Thursday, August 14, 2014

Toronto, Lovely City on Lake Ontario

13 August, 2014

We had a great time in Toronto, and are only sorry we didn’t plan to stay here longer.  Bad planning on our part.  But this city is lovely!

First, the city is just pretty.  The business center is full of modern buildings of glass and steel, some innovative, some normal boxy modern – but still, an interesting skyline.  Especially since the CN Tower is here, one of those crazy modern space-age towers with the flashing lit up antenna on top, and probably a rotating something up there too. 

Then the residential areas are full of old Edwardian and Victorian houses, many featuring brick façades with wood gingerbread trim, turrets and towers and gables and bay windows.  Plus little architectural details, for extra ornamentation.  Just because.  Just beautiful!  Plus wrought-iron fencing that not only is beautiful in its own right, but casts very interesting shadows in the mid-day sunlight.

And flowers, flowers, everywhere!  Baskets of flowers hanging from streetlights!  Gardens full of flowers in yards along the streets.  Parks full of flowers, seemingly at every block.  (We even saw a “parkette,” a little tiny park at the end of a block, with a dog run and space to just commune with nature.)

Streets are also lined with trees, so that the feeling is a very green city.  Physically green, but environmentally green as well – there are “litter cans” rather than garbage cans on the street, right next to recycle cans for plastics, cans, and bottles. 

And Toronto has STREET CARS!!!!!  What fun!!!!  For $3, you can ride on the cable car, which stops all along the route – and this includes a transfer so you can switch routes and get around the city.  It’s a great way to see much of Toronto, and just so much more fun than a boring old bus or
subway.

People have been helpful and friendly, and we’ve been having a good time.  We got to our little budget hotel, The Amsterdam, (website www.amsterdamguesthouse.com )  a beautiful old guest house in the area of Toronto called Cabbagetown.  (One wonders whether this was an old cabbage farm, or maybe a farmers market, or, well, maybe something from a Canadian fairy tale with fairies and elves hiding in the cabbage patch?)  

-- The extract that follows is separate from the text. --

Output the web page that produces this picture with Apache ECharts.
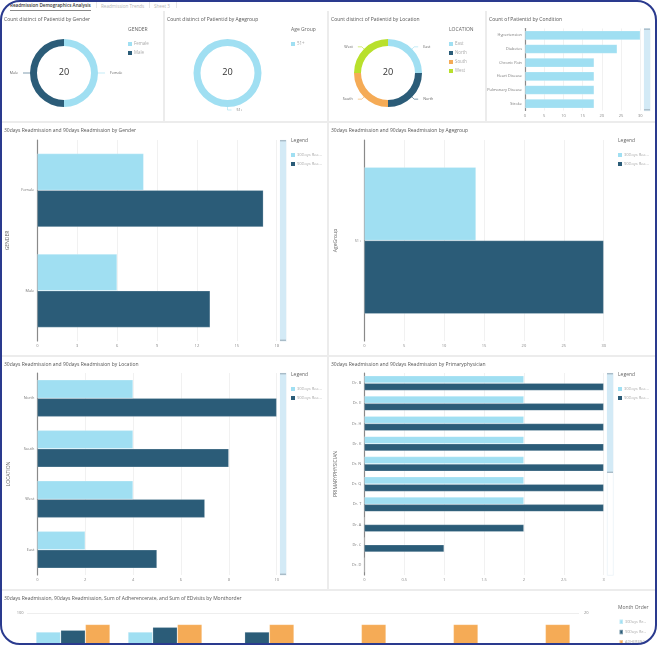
<!DOCTYPE html>
<html>
<head>
<meta charset="utf-8">
<script src="https://cdn.jsdelivr.net/npm/echarts@6/dist/echarts.min.js"></script>
<style>
html,body{margin:0;padding:0;width:657px;height:645px;overflow:hidden;background:#ececec;font-family:"Open Sans",sans-serif;}
.panel{position:absolute;background:#fff;}
.tabs{position:absolute;left:0;top:0;width:657px;height:11px;background:#fff;font-size:4.6px;line-height:11px;color:#b5b5b5;white-space:nowrap;}
.tabs span{position:absolute;top:0.5px;}
.tabs i{position:absolute;top:2px;width:1px;height:6px;background:#e6e6e6;}
.frame{position:absolute;left:0;top:0;width:653px;height:641px;border:2px solid #2a3a8e;border-radius:20px;box-shadow:0 0 0 20px #fff;pointer-events:none;z-index:5;}
</style>
</head>
<body>
<div class="tabs">
  <span style="left:10px;color:#333;font-weight:600;border-bottom:0.6px solid #888;line-height:9.5px">Readmission Demographics Analysis</span><i style="left:96px"></i>
  <span style="left:101px">Readmission Trends</span><i style="left:149px"></i>
  <span style="left:154px">Sheet 3</span><i style="left:176px"></i>
</div>
<div class="panel" id="gender" style="left:2px;top:11px;width:161px;height:110px"></div>
<div class="panel" id="age" style="left:165px;top:11px;width:162px;height:110px"></div>
<div class="panel" id="location" style="left:329px;top:11px;width:156px;height:110px"></div>
<div class="panel" id="condition" style="left:487px;top:11px;width:168px;height:110px"></div>
<div class="panel" id="barGender" style="left:2px;top:123px;width:325px;height:232px"></div>
<div class="panel" id="barAge" style="left:329px;top:123px;width:326px;height:232px"></div>
<div class="panel" id="barLocation" style="left:2px;top:357px;width:325px;height:232px"></div>
<div class="panel" id="barDoctor" style="left:329px;top:357px;width:326px;height:232px"></div>
<div class="panel" id="monthly" style="left:2px;top:591px;width:653px;height:232px"></div>
<div class="frame"></div>
<script>
const LIGHT = '#a0dff2', DARK = '#2b5c78', ORANGE = '#f5ab56', LIME = '#b8e02c';
const FONT = '"Open Sans",sans-serif';

const genderNames = ['Female', 'Male'];
const genderCounts = [10, 10];
const ageNames = ['51+'];
const ageCounts = [20];
const locationNames = ['East', 'North', 'South', 'West'];
const locationCounts = [5, 5, 5, 5];

const conditionNames = ['Hypertension', 'Diabetes', 'Chronic Pain', 'Heart Disease', 'Pulmonary Disease', 'Stroke'];
const conditionCounts = [30, 24, 18, 18, 18, 18];

const SERIES_30 = '30Days Readmission', SERIES_90 = '90Days Readmission';
const gender30 = [8, 6];
const gender90 = [17, 13];
const age30 = [14];
const age90 = [30];
const locationBarNames = ['North', 'South', 'West', 'East'];
const location30 = [4, 4, 4, 2];
const location90 = [10, 8, 7, 5];
const doctorNames = ['Dr. B', 'Dr. E', 'Dr. H', 'Dr. K', 'Dr. N', 'Dr. Q', 'Dr. T', 'Dr. A', 'Dr. C', 'Dr. D'];
const doctor30 = [2, 2, 2, 2, 2, 2, 2, 0, 0, 0];
const doctor90 = [3, 3, 3, 3, 3, 3, 3, 2, 1, 0];

const months = ['1', '2', '3', '4', '5', '6'];
const month30 = [18, 18, 0, 0, 0, 0];
const month90 = [18.2, 18.5, 18, 0, 0, 0];
const monthAdherence = [94, 94, 94, 94, 94, 94];

const panelTitle = (text, top) => ({
    text, left: 2, top, padding: 0,
    textStyle: {fontSize: 5, fontWeight: 'normal', color: '#555', fontFamily: FONT}
});

const smallText = (left, top, text, size, color) => ({
    type: 'text', left, top,
    style: {text, fontSize: size, fill: color, fontFamily: FONT}
});

const initChart = (dom, option) => {
    let myChart = echarts.init(document.getElementById(dom), null, {renderer: 'canvas'});
    myChart.setOption(Object.assign({animation: false}, option));
};

// donuts in the top row
const drawDonut = (dom, title, legendTitle, names, counts, colors, cx, legendX, total) => {
    initChart(dom, {
        title: panelTitle(title, 6.5),
        color: colors,
        legend: {
            orient: 'vertical', left: legendX, top: 31, padding: 0, icon: 'rect',
            itemWidth: 4, itemHeight: 4, itemGap: 5,
            textStyle: {fontSize: 4.4, color: '#aaa', padding: [0, 0, 0, -3], fontFamily: FONT},
            data: names
        },
        graphic: [
            smallText(legendX, 16, legendTitle, 5, '#666'),
            {type: 'text', left: cx - 5.2, top: 56.5, style: {text: total, fontSize: 9.2, fill: '#333', fontFamily: FONT}}
        ],
        series: [{
            type: 'pie', center: [cx, 62], radius: [27, 34], startAngle: 90,
            clockwise: names.length > 1,
            label: {fontSize: 3.7, color: '#666', fontFamily: FONT},
            labelLine: {length: 3, length2: 4, lineStyle: {width: 0.6}},
            data: names.map((n, i) => ({name: n, value: counts[i]}))
        }]
    });
};

// scrollbar on the right of a bar chart
const scrollBar = (x, y, h, fill) => [
    {type: 'rect', left: x, top: y, shape: {width: 6, height: h}, style: {fill: '#fff', stroke: '#e4eff5', lineWidth: 0.6}},
    {type: 'rect', left: x, top: y, shape: {width: 6, height: fill}, style: {fill: '#d3eaf6'}},
    {type: 'rect', left: x, top: y, shape: {width: 6, height: 1.4}, style: {fill: '#a9bcc8'}},
    {type: 'rect', left: x, top: y + fill - 1.4, shape: {width: 6, height: 1.4}, style: {fill: '#a9bcc8'}}
];

const valueAxis = (max, interval) => ({
    type: 'value', min: 0, max, interval, position: 'bottom',
    axisLine: {show: false}, axisTick: {show: false},
    axisLabel: {fontSize: 4, color: '#888', margin: 3, fontFamily: FONT},
    splitLine: {lineStyle: {color: '#f1f1f1', width: 1}}
});

const categoryAxis = (names, axisName, nameGap) => ({
    type: 'category', inverse: true, data: names,
    name: axisName, nameLocation: 'middle', nameGap,
    nameTextStyle: {fontSize: 5, color: '#666', fontFamily: FONT},
    axisLine: {lineStyle: {color: '#8a8a8a', width: 1.2}},
    axisTick: {length: 2, lineStyle: {color: '#999', width: 0.8}},
    axisLabel: {fontSize: 3.9, color: '#777', margin: 3, fontFamily: FONT}
});

const barStyle = (color) => ({color, borderColor: 'rgba(255,255,255,0.35)', borderWidth: 0.6});

// the four big horizontal bar charts
const drawPairBars = (dom, title, axisName, names, first, second, max, interval, grid, bar) => {
    initChart(dom, {
        title: panelTitle(title, 5.5),
        color: [LIGHT, DARK],
        grid: Object.assign({outerBoundsMode: 'none'}, grid),
        legend: {
            orient: 'vertical', left: 289, top: 30, padding: 0, icon: 'rect',
            itemWidth: 4, itemHeight: 4, itemGap: 5,
            itemStyle: {borderWidth: 0},
            textStyle: {fontSize: 4, color: '#aaa', width: 27, overflow: 'truncate', padding: [0, 0, 0, -3], fontFamily: FONT},
            data: [SERIES_30, SERIES_90]
        },
        graphic: [smallText(289, 15, 'Legend', 5, '#666')].concat(bar || []),
        xAxis: valueAxis(max, interval),
        yAxis: categoryAxis(names, axisName, 26),
        series: [
            {type: 'bar', name: SERIES_30, data: first, barGap: 0, barCategoryGap: '27%', itemStyle: barStyle(LIGHT)},
            {type: 'bar', name: SERIES_90, data: second, itemStyle: barStyle(DARK)}
        ]
    });
};

const drawChart = () => {
    drawDonut('gender', 'Count distinct of Patientid by Gender', 'GENDER', genderNames, genderCounts, [LIGHT, DARK], 62, 126, '20');
    drawDonut('age', 'Count distinct of Patientid by Agegroup', 'Age Group', ageNames, ageCounts, [LIGHT], 62.5, 126, '20');
    drawDonut('location', 'Count distinct of Patientid by Location', 'LOCATION', locationNames, locationCounts, [LIGHT, DARK, ORANGE, LIME], 59, 120, '20');

    initChart('condition', {
        title: panelTitle('Count of Patientid by Condition', 6.5),
        color: [LIGHT],
        grid: {outerBoundsMode: 'none', left: 38, top: 17.5, width: 115.3, height: 82},
        graphic: scrollBar(157, 17.5, 82, 82),
        xAxis: valueAxis(30, 5),
        yAxis: categoryAxis(conditionNames, '', 0),
        series: [{type: 'bar', data: conditionCounts, barCategoryGap: '32%', itemStyle: barStyle(LIGHT)}]
    });

    drawPairBars('barGender', '30days Readmission and 90days Readmission by Gender', 'GENDER', genderNames, gender30, gender90, 18, 3,
        {left: 35.3, top: 17, width: 239.4, height: 201}, scrollBar(278, 17, 201, 201));
    drawPairBars('barAge', '30days Readmission and 90days Readmission by Agegroup', 'AgeGroup', ageNames, age30, age90, 30, 5,
        {left: 35.3, top: 17, width: 239.4, height: 201});
    drawPairBars('barLocation', '30days Readmission and 90days Readmission by Location', 'LOCATION', locationBarNames, location30, location90, 10, 2,
        {left: 35.3, top: 16, width: 239.4, height: 202}, scrollBar(278, 16, 202, 202));
    drawPairBars('barDoctor', '30days Readmission and 90days Readmission by Primaryphysician', 'PRIMARYPHYSICIAN', doctorNames, doctor30, doctor90, 3, 0.5,
        {left: 35.3, top: 16, width: 239.4, height: 202}, scrollBar(278, 16, 202, 100));

    initChart('monthly', {
        title: panelTitle('30days Readmission, 90days Readmission, Sum of Adherencerate, and Sum of EDvisits by Monthorder', 5.3),
        color: [LIGHT, DARK, ORANGE],
        grid: {outerBoundsMode: 'none', left: 25, top: 22, width: 552, height: 190},
        legend: {
            orient: 'vertical', left: 616.5, top: 27.5, padding: 0, icon: 'rect',
            itemWidth: 3.5, itemHeight: 4.5, itemGap: 3.8,
            textStyle: {fontSize: 3.8, color: '#aaa', width: 24, overflow: 'truncate', padding: [0, 0, 0, -3], fontFamily: FONT},
            data: [SERIES_30, SERIES_90, 'ADHERENCERATE']
        },
        graphic: [smallText(616, 14, 'Month Order', 5, '#666')],
        xAxis: {type: 'category', data: months, axisLine: {show: false}, axisTick: {show: false}, axisLabel: {show: false}},
        yAxis: [
            {type: 'value', min: 0, max: 100, interval: 20, axisLine: {show: false}, axisTick: {show: false},
                axisLabel: {fontSize: 4, color: '#888', margin: 3.5, fontFamily: FONT}, splitLine: {lineStyle: {color: '#eee'}}},
            {type: 'value', min: 0, max: 20, interval: 4, axisLine: {show: false}, axisTick: {show: false},
                axisLabel: {fontSize: 4, color: '#888', margin: 5, fontFamily: FONT}, splitLine: {show: false}}
        ],
        series: [
            {type: 'bar', name: SERIES_30, yAxisIndex: 1, data: month30, barGap: 0, barCategoryGap: '19.5%', itemStyle: barStyle(LIGHT)},
            {type: 'bar', name: SERIES_90, yAxisIndex: 1, data: month90, itemStyle: barStyle(DARK)},
            {type: 'bar', name: 'ADHERENCERATE', yAxisIndex: 0, data: monthAdherence, itemStyle: barStyle(ORANGE)}
        ]
    });
};

drawChart();
</script>
</body>
</html>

NOTE:  Just got a reply from my friend re Cabbagetown.  Originally, this was a low-income area of the city, and the impoverished people ate a lot of cabbage, because it was inexpensive.  Hence the name.

Anyway, Cabbagetown is sort of a funky area with its own mural, random stencils on the street (the manhole covers here are boring, but the occasional umbrella or something makes up for it).  The area is full of gorgeous buildings housing residences, a few guesthouses, interesting shops and pubs and cafés and bakeries (or patisseries, because Canadian is bilingual and features great French pastries!).  We’ve sampled several cuisines in our two days here, which was wonderful after all that train food.


Our first day, I headed to the Art Gallery of Ontario to meet a friend for a lovely lunch and chat, and a whirlwind tour of the artworks.  I’ve found in our travels that art classes everywhere tend to focus on the established Masters, maybe some “cultural” art of Asia and Africa, and the art of that particular country – so while I know something about artists from the USA, I know nothing about artists from Canada.  It was an enlightening visit, as well as fun hanging with my buddy and just talking and enjoying being together for an afternoon.

Today, Richard and I wandered around our neighbourhood, and then decided to explore further afield.  But the weather changed from sunny and warm to grey with a chilly wind – so we hopped on one of the fun street cars and rode all the way to the end of the line and then back to our neighbourhood.  It was interesting – we went through an Asian area, then an area featuring Indian cuisine and clothing, and then a third section of the city with Muslim bookstores and Middle Eastern cuisine.  All very interesting.

Plus we were wondering how the street cars turn around at the end of the line.  Turns out this line just makes a large loop around the subway station and then heads back along the route.  No turnstile like the cable cars of San Francisco.  No switch the cable and just head in the other direction, the way they do in New Orleans.  Just a big continuous loop.  Interesting.

Not much else to say – there’s so much of Toronto that we would have liked to see, but just didn’t have the time because this is sort of a whirlwind trip, a vacation from our traveling lifestyle.  We realized Toronto is close to the Canadian side of Niagara Falls, which is supposed to be the more spectacular side of the falls – so we’ll have to save that for the next visit.  I only saw one floor of the art gallery, so that will be saved for the next visit.  We didn’t wander around the downtown area, or visit any of the historic buildings, and we didn’t walk through any of the lovely parks.  Again, all of that will be saved for our next visit, as well as some time along the shores of Lake Ontario.  Bad planning on our part.  And we’re sorry to be leaving Toronto much too soon.  I think two or three weeks here would be optimal, so that we could explore and really get to know the city.  It seems to be a wonderful city, and we’d have liked getting to know it better.

We leave tomorrow, for Quebec City.  And will report again from there.